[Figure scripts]
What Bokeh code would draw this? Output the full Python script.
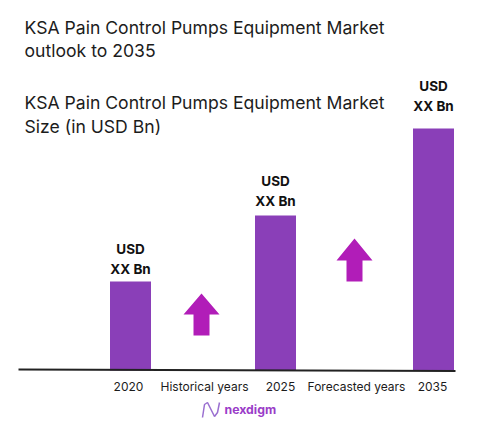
from bokeh.core.properties import value
from bokeh.embed import file_html
from bokeh.models import ColumnDataSource, FactorRange, Range1d
from bokeh.plotting import figure
from bokeh.resources import INLINE

# ---- data (values are on an arbitrary scale: the source hides them as "XX")
axis_labels = ["2020", "Historical years", "2025", "Forecasted years", "2035"]
bar_years = ["2020", "2025", "2035"]
bar_values = [89, 155, 242]
value_line_1 = ["USD", "USD", "USD"]
value_line_2 = ["XX Bn", "XX Bn", "XX Bn"]
title_lines = ["KSA Pain Control Pumps Equipment Market", "outlook to 2035",
               "KSA Pain Control Pumps Equipment Market", "Size (in USD Bn)"]
logo_text = ["nexdigm"]

# ---- layout and style
W, H = 485, 418
SLOT = 76.0
FRAME_LEFT = 14
TEXT = "#1c1c1c"
BAR = "#8a3fb8"
ARROW = "#b11db8"
FONT = "Inter"
PAD = " "


def fx(page_x):
    """Offset from the 2020 slot for a page pixel position (annotations only)."""
    return ["2020", (page_x - 128) / SLOT]


def fy(page_y):
    return 370 - page_y


p = figure(width=W, height=H, output_backend="svg", toolbar_location=None,
           x_range=FactorRange(factors=[PAD] + axis_labels, range_padding=0, factor_padding=0),
           y_range=Range1d(-48, 370), min_border_left=FRAME_LEFT,
           min_border_right=W - FRAME_LEFT - int(6 * SLOT),
           min_border_top=0, min_border_bottom=0, outline_line_color=None)
p.grid.visible = False
p.yaxis.visible = False
p.background_fill_color = "white"
ax = p.xaxis[0]
ax.fixed_location = 0
ax.axis_line_color = None
ax.major_tick_line_color = None
ax.minor_tick_line_color = None
ax.major_tick_in = 0
ax.major_tick_out = 0
ax.major_label_standoff = 8
ax.major_label_text_font = FONT
ax.major_label_text_font_size = "12px"
ax.major_label_text_color = TEXT
ax.major_label_orientation = "horizontal"

# bars
bar_offsets = [2 / SLOT, -5 / SLOT, 1 / SLOT]
bars = ColumnDataSource(dict(x=[[c, o] for c, o in zip(bar_years, bar_offsets)], top=bar_values,
                             l1=value_line_1, l2=value_line_2,
                             o1=[-33, -35, -43], o2=[-13, -15, -23]))
p.vbar(x="x", top="top", bottom=0, width=41 / SLOT, source=bars, fill_color=BAR, line_color=None)
for text, offset in (("l1", "o1"), ("l2", "o2")):
    p.text(x="x", y="top", text=text, y_offset=offset, source=bars, text_align="center",
           text_baseline="middle", text_font=value(FONT), text_font_size="13.5px",
           text_font_style="bold", text_color="#111111")

# baseline
p.line(x=[fx(18), fx(455)], y=[fy(369), fy(370.6)], line_color="#222222", line_width=2)


# growth arrows between the bars
def arrow(cx, tip, head_y, end_y, half_head, half_shaft):
    xs = [cx, cx + half_head, cx + half_shaft, cx + half_shaft, cx - half_shaft, cx - half_shaft,
          cx - half_head]
    ys = [tip, head_y, head_y, end_y, end_y, head_y, head_y]
    p.patch(x=[fx(v) for v in xs], y=[fy(v) for v in ys], fill_color=ARROW, line_color=None)


arrow(201, 293, 314, 335, 18, 8)
arrow(354, 238, 260, 281, 18, 8)

# titles
for line, y in zip(title_lines, (27, 49.5, 102, 125.5)):
    p.text(x=[fx(24)], y=[fy(y)], text=[line], text_font=value(FONT), text_font_size="17.6px",
           text_color=TEXT, text_baseline="middle", text_align="left")

# logo
p.text(x=[fx(224)], y=[fy(409)], text=logo_text, text_font=value(FONT), text_font_size="12.3px",
       text_font_style="bold", text_color="#9a3cc8", text_baseline="middle", text_align="left")
p.line(x=[fx(v) for v in (202, 204, 207, 211, 214, 217, 219)],
       y=[fy(v) for v in (417, 404, 402, 410, 416, 412, 402)], line_color="#9a6fd0", line_width=1.5)

open("out.html", "w").write(file_html(p, INLINE))
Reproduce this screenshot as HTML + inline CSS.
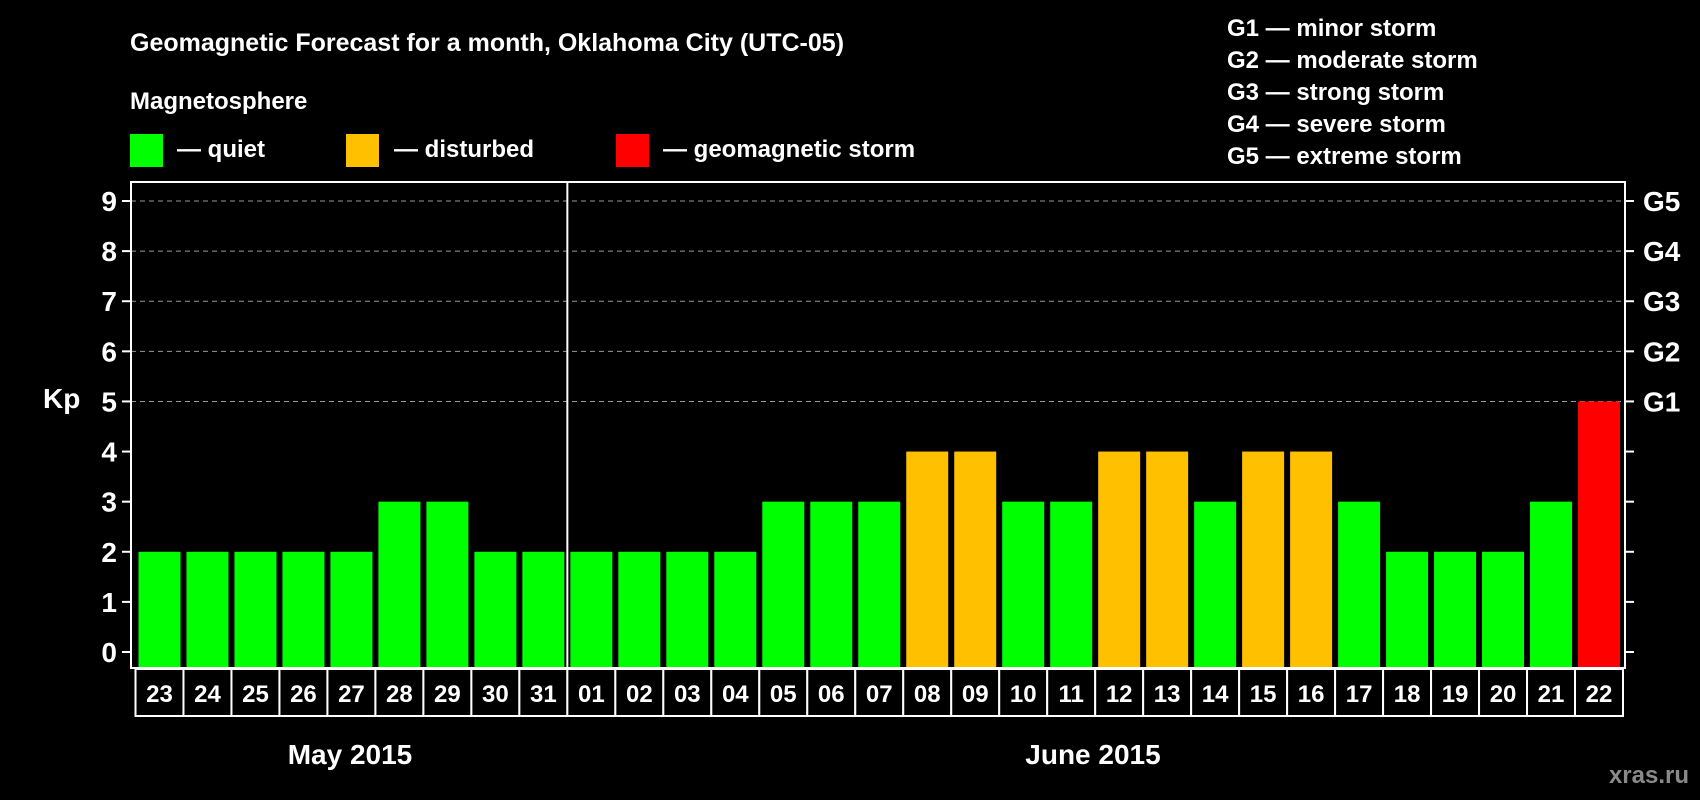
<!DOCTYPE html>
<html><head><meta charset="utf-8"><style>
html,body{margin:0;padding:0;background:#000;}
svg{display:block;font-family:"Liberation Sans",Arial,sans-serif;font-weight:bold;}
</style></head><body>
<svg id="chart" width="1700" height="800" viewBox="0 0 1700 800">
<text x="130" y="51" fill="#fff" font-size="25">Geomagnetic Forecast for a month, Oklahoma City (UTC-05)</text>
<text x="130" y="109" fill="#fff" font-size="24">Magnetosphere</text>
<g><rect x="130" y="134" width="33" height="33" fill="#00ff00"/><text x="177" y="157" fill="#fff" font-size="24">— quiet</text></g>
<g><rect x="346" y="134" width="33" height="33" fill="#ffc000"/><text x="394" y="157" fill="#fff" font-size="24">— disturbed</text></g>
<g><rect x="616" y="134" width="33" height="33" fill="#ff0000"/><text x="663" y="157" fill="#fff" font-size="24">— geomagnetic storm</text></g>
<g fill="#fff" font-size="24">
<text x="1227" y="36">G1 — minor storm</text>
<text x="1227" y="68">G2 — moderate storm</text>
<text x="1227" y="100">G3 — strong storm</text>
<text x="1227" y="132">G4 — severe storm</text>
<text x="1227" y="164">G5 — extreme storm</text>
</g>
<text x="43" y="408" fill="#fff" font-size="28">Kp</text>
<text x="350" y="764" fill="#fff" font-size="28" text-anchor="middle">May 2015</text>
<text x="1093" y="764" fill="#fff" font-size="28" text-anchor="middle">June 2015</text>
<text x="1689" y="783" fill="#8a8a8a" font-size="24" text-anchor="end">xras.ru</text>
<g id="grid"></g><g id="bars"></g><g id="axes"></g>
</svg>
<script>
const days = ["23","24","25","26","27","28","29","30","31","01","02","03","04","05","06","07","08","09","10","11","12","13","14","15","16","17","18","19","20","21","22"];
const kpValues = [2,2,2,2,2,3,3,2,2,2,2,2,2,3,3,3,4,4,3,3,4,4,3,4,4,3,2,2,2,3,5];
const yTicks = [0,1,2,3,4,5,6,7,8,9];
const gLabels = ["G1","G2","G3","G4","G5"];
const NS="http://www.w3.org/2000/svg";
const L=131,R=1625,T=182,B=668,Y0=652,Y9=201;
const cellL=135.5,cellW=(1623-135.5)/days.length;
const y=v=>Y0-(Y0-Y9)*v/9;
const x=i=>cellL+cellW*i;
function mk(tag,a,p){const e=document.createElementNS(NS,tag);for(const k in a)e.setAttribute(k,a[k]);p.appendChild(e);return e;}
const grid=document.getElementById('grid'),bars=document.getElementById('bars'),axes=document.getElementById('axes');
yTicks.forEach(v=>{
 if(v>=5){const g=mk('line',{x1:L,x2:R,y1:y(v),y2:y(v),stroke:'#999','stroke-width':1,'stroke-dasharray':'5,4'},grid);
 
 }
 const t=mk('line',{x1:L-9,x2:L,y1:y(v),y2:y(v),stroke:'#fff','stroke-width':2},axes);
 
 
 const tr=mk('line',{x1:R,x2:R+9,y1:y(v),y2:y(v),stroke:'#fff','stroke-width':2},axes);
 
 
 const lb=mk('text',{x:L-14,y:y(v)+10,fill:'#fff','font-size':28,'text-anchor':'end'},axes);lb.textContent=v;
 
 
});
gLabels.forEach((g,i)=>{const t=mk('text',{x:1643,y:y(5+i)+10,fill:'#fff','font-size':28},axes);t.textContent=g;
 
 });
kpValues.forEach((v,i)=>{
 const c=v>=5?'#ff0000':(v>=4?'#ffc000':'#00ff00');
 const r=mk('rect',{x:x(i)+3,y:y(v),width:cellW-6,height:B-y(v),fill:c},bars);
 
 
});
const fr=mk('rect',{x:L,y:T,width:R-L,height:B-T,fill:'none',stroke:'#fff','stroke-width':2},axes);


const dv=mk('line',{x1:x(9),x2:x(9),y1:T,y2:B,stroke:'#fff','stroke-width':2},axes);


days.forEach((d,i)=>{
 const b=mk('rect',{x:x(i),y:669,width:cellW,height:47,fill:'#000',stroke:'#fff','stroke-width':2},axes);
 
 
 const t=mk('text',{x:x(i)+cellW/2,y:702,fill:'#fff','font-size':24,'text-anchor':'middle'},axes);t.textContent=d;
 
 
});
</script>
</body></html>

Exercise task: Reproduce the records word for word, please, from their first line up to and including the line that contains "from bokeh.resources import INLINE", but no pictures.

Result:
What Bokeh code would draw this? Output the full Python script.
from bokeh.core.properties import value
from bokeh.embed import file_html
from bokeh.models import ColumnDataSource, FactorRange, Range1d
from bokeh.plotting import figure
from bokeh.resources import INLINE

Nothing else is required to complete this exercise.